Definition of Ready: A checklist to confirm if work is "ready" for Sprint Planning
As part of their reset, the team created a Definition of Ready, which they used to improve the quality of their planning sessions.

Once they could see that improving their planning meeting required making changes outside of it, they knew what to do. The notes they collected during the Team Reset helped them understand what their standard for refined work – work that was ready for planning – was. They made a short checklist out of these notes to refer to later. They also set aside regular time for refinement: Two hour-long blocks each week with the whole team. On days when these were scheduled, the product manager would let the team know what they needed to refine that day. If enough work in their backlog was ready for planning, they’d cancel that day’s session. And before they marked any work as ready for planning, someone would check it against the team’s checklist.

This new process took a few weeks to get used to, but it paid immediate dividends for the team. There wasn’t always much difference when you added the time the refinement sessions took to the length of the newly shortened planning meeting. But the team’s planning improved considerably. There were fewer “surprises” where the work took substantially longer than expected. Because the team considered use cases and code paths more carefully, they had fewer defects. And planning went from the meeting everyone hated to something that was “no big deal.”

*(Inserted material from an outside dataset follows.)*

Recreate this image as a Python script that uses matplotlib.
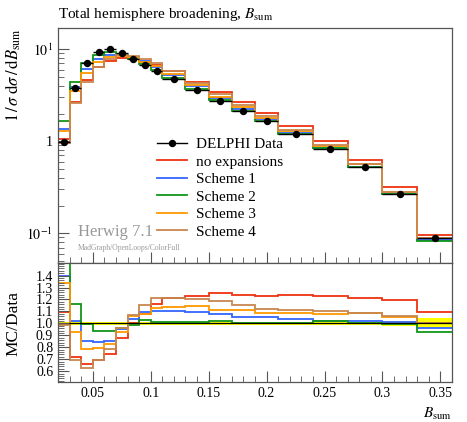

Hitting Reset on Your Process

Are you working with a team that might benefit from a Team Reset? Ideally, every team has a robust process for reflection, learning, and improvement – like Scrum’s Sprint Retrospective event – that helps them improve their process on an ongoing basis. When this doesn’t happen, stepping back to do something like Team Reset can be valuable. Processes and practices aren’t the only things that get looked at in these workshops. In my experience, hitting reset on your team-level processes is one of the most effective ways to improve both the quality of work that the team delivers and people’s experience.